Transaction-related features: Aggregate data by timestamp to calculate, min, max volume, min max prices as well
Address related: Number of new traders in Bitcoin. Join payer, payee address and their occuring timestamp. Then we can join the table containing trader information to the earliest time they appear and then aggregate the number of new traders.
Join the temporary tables into new table. So that we have Index, Date, Open, High, Low, Close, Total Transaction Volume, Mean Degree, Number of New Addresses, Number of Transactions, Mean Transaction Value, Max Transaction Value, Min Transaction Value, Future Price.
Generalized linear model: Used when our model is not normally distributed.
Linear Regression model: Easy to use and easy to run
Decision Tree: In each internal node, look at some of the feature of sample, and in the last classify this sample. Good at interpretation and visualization. The key is how to select a good splitting criteria. Sensitive to the depth of the tree.
Random forest: Ensembled of weak learners. Have a collection of decisio tree, each tree is trained with a subset of our sample. Not sensitive as single decision tree. But could be too general.

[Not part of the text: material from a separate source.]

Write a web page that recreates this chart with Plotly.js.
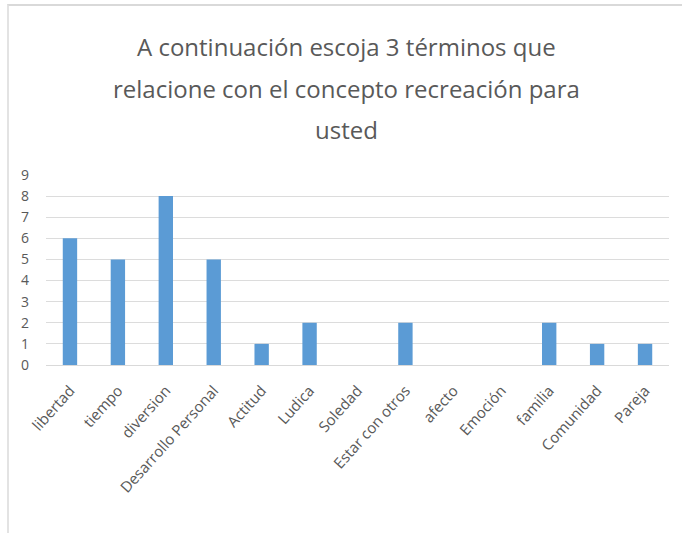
<!DOCTYPE html>
<html>
<head>
<meta charset="utf-8">
<script src="https://cdn.plot.ly/plotly-3.0.1.min.js"></script>
<style>
  html, body { margin: 0; padding: 0; background: #fff; }
  #wrap { position: relative; width: 682px; height: 533px; overflow: hidden; }
  #frame { position: absolute; left: 7px; top: 4px; width: 700px; height: 600px;
           border-top: 2px solid #d9d9d9; border-left: 2px solid #e3e3e3; pointer-events: none; }
  #chart { position: absolute; left: 0; top: 0; width: 682px; height: 533px; }
</style>
</head>
<body>
<div id="wrap">
  <div id="chart"></div>
  <div id="frame"></div>
</div>
<script>
const categories = ["libertad", "tiempo", "diversion", "Desarrollo Personal", "Actitud", "Ludica",
                    "Soledad", "Estar con otros", "afecto", "Emoción", "familia", "Comunidad", "Pareja"];
const counts = [6, 5, 8, 5, 1, 2, 0, 2, 0, 0, 2, 1, 1];
const titleLines = ["A continuación escoja 3 términos que",
                    "relacione con el concepto recreación para",
                    "usted"];
const yTicks = [0, 1, 2, 3, 4, 5, 6, 7, 8, 9];

const textColor = "#595959";
const fontFam = "'Open Sans', 'Noto Sans', sans-serif";

const titleY = [1.674, 1.455, 1.24];
const annotations = titleLines.map((t, i) => ({
  text: t, xref: "paper", yref: "paper", x: 0.483, y: titleY[i],
  xanchor: "center", yanchor: "middle", showarrow: false,
  font: { family: fontFam, size: 24, color: textColor }
}));

const data = [{
  type: "bar",
  x: categories,
  y: counts,
  marker: { color: "#5B9BD5" },
  hoverinfo: "x+y"
}];

const layout = {
  width: 682, height: 533,
  margin: { l: 46, r: 13, t: 175, b: 168 },
  paper_bgcolor: "#ffffff", plot_bgcolor: "#ffffff",
  showlegend: false,
  bargap: 0.7,
  annotations: annotations,
  xaxis: {
    type: "category",
    tickangle: -48,
    tickfont: { family: fontFam, size: 15, color: textColor },
    showgrid: false,
    showline: true, linecolor: "#d9d9d9", linewidth: 1,
    ticks: "", zeroline: false,
    ticklabelstandoff: 10,
    automargin: false
  },
  yaxis: {
    range: [0, 9],
    tickvals: yTicks,
    ticktext: yTicks.map(String),
    tickfont: { family: fontFam, size: 14, color: textColor },
    showgrid: true, gridcolor: "#dcdcdc", gridwidth: 1,
    zeroline: false, showline: false, ticks: "",
    ticklabelstandoff: 16,
    automargin: false
  }
};

Plotly.newPlot("chart", data, layout, { displayModeBar: false, staticPlot: true });
</script>
</body>
</html>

RMSE: Square root of MSE. Easier to diffretiate
MAE: Avg of abs differences
MSE: Average of squared errors. Penalizes the large prediction errors.
R2: Is used to determine number of independent variables in model. R2 percent of the variation in the data is explained by the y/x relationship
Generalized linear model work to be the best, decision tree the worst. Because tree models are sensitive to noise in data. Since time-interval is small,
For the linear model, we found that RMSE around 64, r2 around 1. RMSE around 64. We might say that this is because inaccuracy might be show n in Bitcoin transactions. We used centralized app to do so.